Last summer, my colleague Tony Vlismas warned us about conflating AI data with commodities, highlighting that data is a means to creating the commodity, not the commodity itself. That’s not to say you don’t need “good data.”
“Artificial intelligence is a bankable buzzword, but its use pales in comparison to the most recent hype-laden phrase: data. Data is a big part of how AI works in all of its implementations, and given data’s importance, many opinion pieces and quick-hit news stories try to simplify what exactly it is we mean when we say data, treating it as an obtuse object rather than the complicated and multifaceted element of a AI it actually is. This does a disservice to the varying types of data different AI implementations require for success.”

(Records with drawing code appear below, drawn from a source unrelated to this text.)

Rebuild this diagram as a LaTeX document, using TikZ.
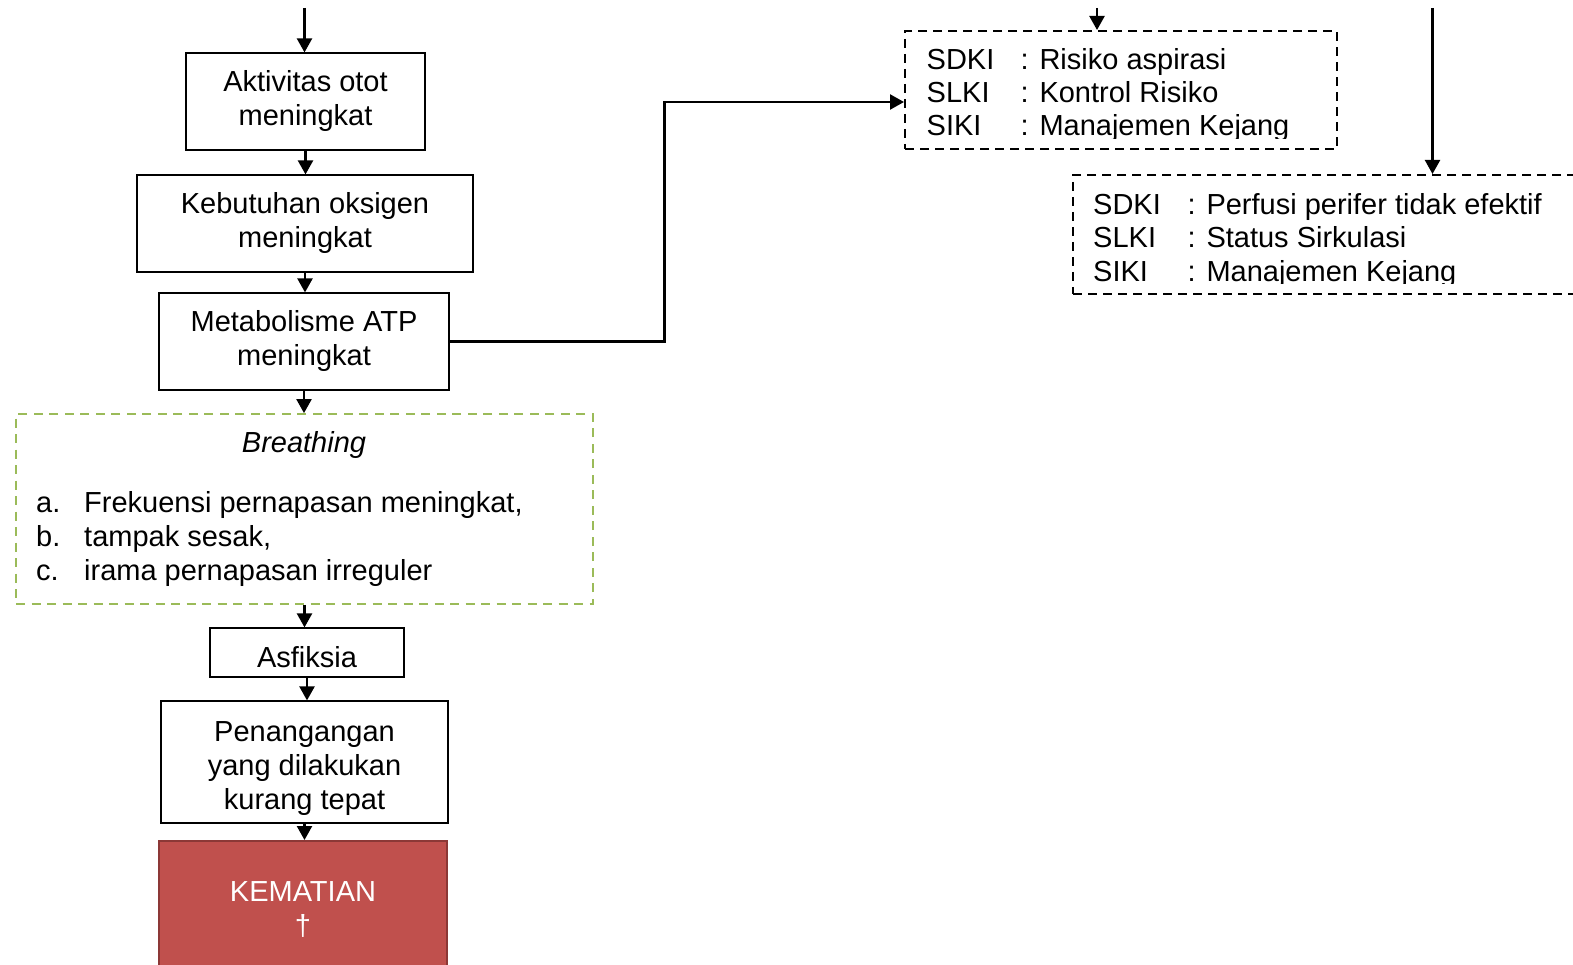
\documentclass[tikz,border=0pt]{standalone}
\usepackage{fontspec}
\setmainfont{Liberation Sans}
\usetikzlibrary{arrows.meta}
\definecolor{okgreen}{HTML}{9BBB59}
\definecolor{deathred}{HTML}{C0504D}
\definecolor{deathedge}{HTML}{8C3836}
\tikzset{
  txt/.style={font=\fontsize{29}{34}\selectfont, inner sep=0pt},
  flowbox/.style={draw, line width=1.2pt, txt, align=center},
  arr/.style={line width=2.3pt, -{Triangle[width=15pt,length=14pt]}},
  notebox/.style={draw, line width=2pt, dash pattern=on 9pt off 6pt, inner sep=0pt},
  obsbox/.style={draw=okgreen, line width=1.8pt, dash pattern=on 9pt off 6.5pt, inner sep=0pt},
  deathbox/.style={draw=deathedge, fill=deathred, line width=2pt, txt, text=white, align=center},
  item/.style={txt, anchor=base west},
}
\begin{document}
\begin{tikzpicture}[x=1pt, y=-1pt]
\useasboundingbox (0,0) rectangle (1573,965);
\clip (0,0) rectangle (1573,965);

% main chain of boxes
\node[flowbox, minimum width=239pt, minimum height=97pt] (akt) at (305.5,101.5) {Aktivitas otot\\meningkat};
\node[flowbox, minimum width=336pt, minimum height=97pt] (keb) at (305,223.5) {Kebutuhan oksigen\\meningkat};
\node[flowbox, minimum width=290pt, minimum height=97pt] (met) at (304,341.5) {Metabolisme ATP\\meningkat};
\node[obsbox, minimum width=577pt, minimum height=190pt] (breath) at (304.5,509) {};
\node[flowbox, minimum width=194pt, minimum height=49pt, text height=30pt, text depth=0pt] (asf) at (307,652.5) {Asfiksia};
\node[flowbox, minimum width=287pt, minimum height=122pt, text height=95pt, text depth=0pt] (pen) at (304.5,762) {Penangangan\\yang dilakukan\\kurang tepat};
\node[deathbox, minimum width=288pt, minimum height=136pt] (kem) at (303,909) {KEMATIAN\\†};

% breathing assessment
\node[txt, anchor=base, font=\fontsize{29}{34}\selectfont\itshape] (brt) at (304,452) {Breathing};
\node[item] (la) at (36,512) {a.};
\node[item] (ta) at (84,512) {Frekuensi pernapasan meningkat,};
\node[item] (lb) at (36,546) {b.};
\node[item] (tb) at (84,546) {tampak sesak,};
\node[item] (lc) at (36,580) {c.};
\node[item] (tc) at (84,580) {irama pernapasan irreguler};

% nursing diagnosis boxes
\node[notebox, minimum width=432pt, minimum height=118pt] (box1) at (1121,90) {};
\node[notebox, minimum width=567pt, minimum height=119pt] (box2) at (1356.5,234.5) {};

\node[item] (d1) at (926.5,69.6) {SDKI};
\node[item] (d1v) at (1020.5,69.6) {: Risiko aspirasi};
\node[item] (l1) at (926.5,102.7) {SLKI};
\node[item] (l1v) at (1020.5,102.7) {: Kontrol Risiko};
\begin{scope}
  \clip (900,110) rectangle (1340,138.5);
  \node[item] (i1) at (926.5,135.8) {SIKI};
  \node[item] (i1v) at (1020.5,135.8) {: Manajemen Kejang};
\end{scope}

\node[item] (d2) at (1093,214.5) {SDKI};
\node[item] (d2v) at (1187.5,214.5) {: Perfusi perifer tidak efektif};
\node[item] (l2) at (1093,248) {SLKI};
\node[item] (l2v) at (1187.5,248) {: Status Sirkulasi};
\begin{scope}
  \clip (1077,255) rectangle (1573,284);
  \node[item] (i2) at (1093,281.5) {SIKI};
  \node[item] (i2v) at (1187.5,281.5) {: Manajemen Kejang};
\end{scope}

% connectors
\coordinate (top0) at (304.5,8);
\coordinate (top1) at (1097,8);
\coordinate (top2) at (1432.5,8);
\coordinate (bend) at (664.5,102);
\coordinate (in1) at (box1.west |- bend);

\draw[arr] (top0) -- (top0 |- akt.north);
\draw[arr] (akt.south) -- (akt.south |- keb.north);
\draw[arr] (keb.south) -- (keb.south |- met.north);
\draw[arr] (met.south) -- (met.south |- breath.north);
\draw[arr] (breath.south) -- (breath.south |- asf.north);
\draw[arr] (asf.south) -- (asf.south |- pen.north);
\draw[arr] (pen.south) -- (pen.south |- kem.north);
\draw[arr] (met.east) -| (bend) -- (in1);
\draw[arr] (top1) -- (top1 |- box1.north);
\draw[arr] (top2) -- (top2 |- box2.north);
\end{tikzpicture}
\end{document}
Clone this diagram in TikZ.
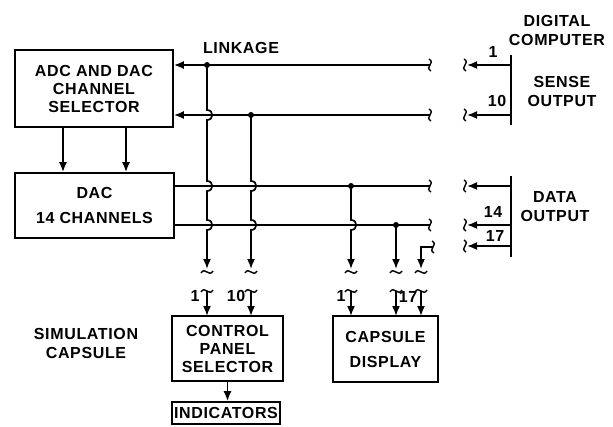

Many platforms and solutions in a myriad of industries boast about their data and how it can help you or your business, but it’s a blanket term for heaps of unqualified information.
How you qualify and use data is just as important as the data itself.
Not A Commodity
In “Data Is Not The New Oil,” authors Jocelyn Goldfein and Ivy Nguyen of Zetta Venture Partners remark on the dangers of basing investment decisions on quantity of data alone:
“In all the enthusiasm for big data, it’s easy to lose sight of the fact that all data is not created equal. Startups and large corporations alike boast about the volume of data they’ve amassed, ranging from terabytes of data to quantities surpassing all of the information contained in the Library of Congress. Quantity alone does not make a “data moat.”
They go on to define what a successful data moat entails, including the accessibility of the data, the time it takes to make it useful, its cost, uniqueness, breadth, and perishability (data durability).
“A truly defensible data moat doesn’t come from just amassing the largest volume of data. The best data moats are tied to a particular problem domain, in which unique, fresh, data compounds in value as it solves problems for customers.”
Bad Data = Useless Technology
In “If Your Data Is Bad, Your Machine Learning Tools Are Useless,” Thomas C. Redman too rails against the perils of poor data quality.
“To properly train a predictive model, historical data must meet exceptionally broad and high quality standards. First, the data must be right: It must be correct, properly labeled, de-deduped, and so forth. But you must also have the right data — lots of unbiased data, over the entire range of inputs for which one aims to develop the predictive model. Most data quality work focuses on one criterion or the other, but for machine learning, you must work on both simultaneously.”
According to Redman, a vast amount of today’s data fails to meet a standard of quality that makes it useful for application – not necessarily because the data is bad per se, but instead it wasn’t checked and cleansed to remove the consequences of expectations, poor calibration, and human bias and error: “Increasingly-complex problems demand not just more data, but more diverse, comprehensive data.”
Redman’s advice for a quality review program are comprehensive, and those curious should read the full article to start implementing them for their own organizations and efforts.
None of these recommendations are easy quick fixes, but those using data to inform their AI and machine learning efforts need to make sure their tools are fuelled by useful data. This is especially true in customer support and cognitive care, where users are often already approaching automated systems with negative connotations. There is little room for frustration or error.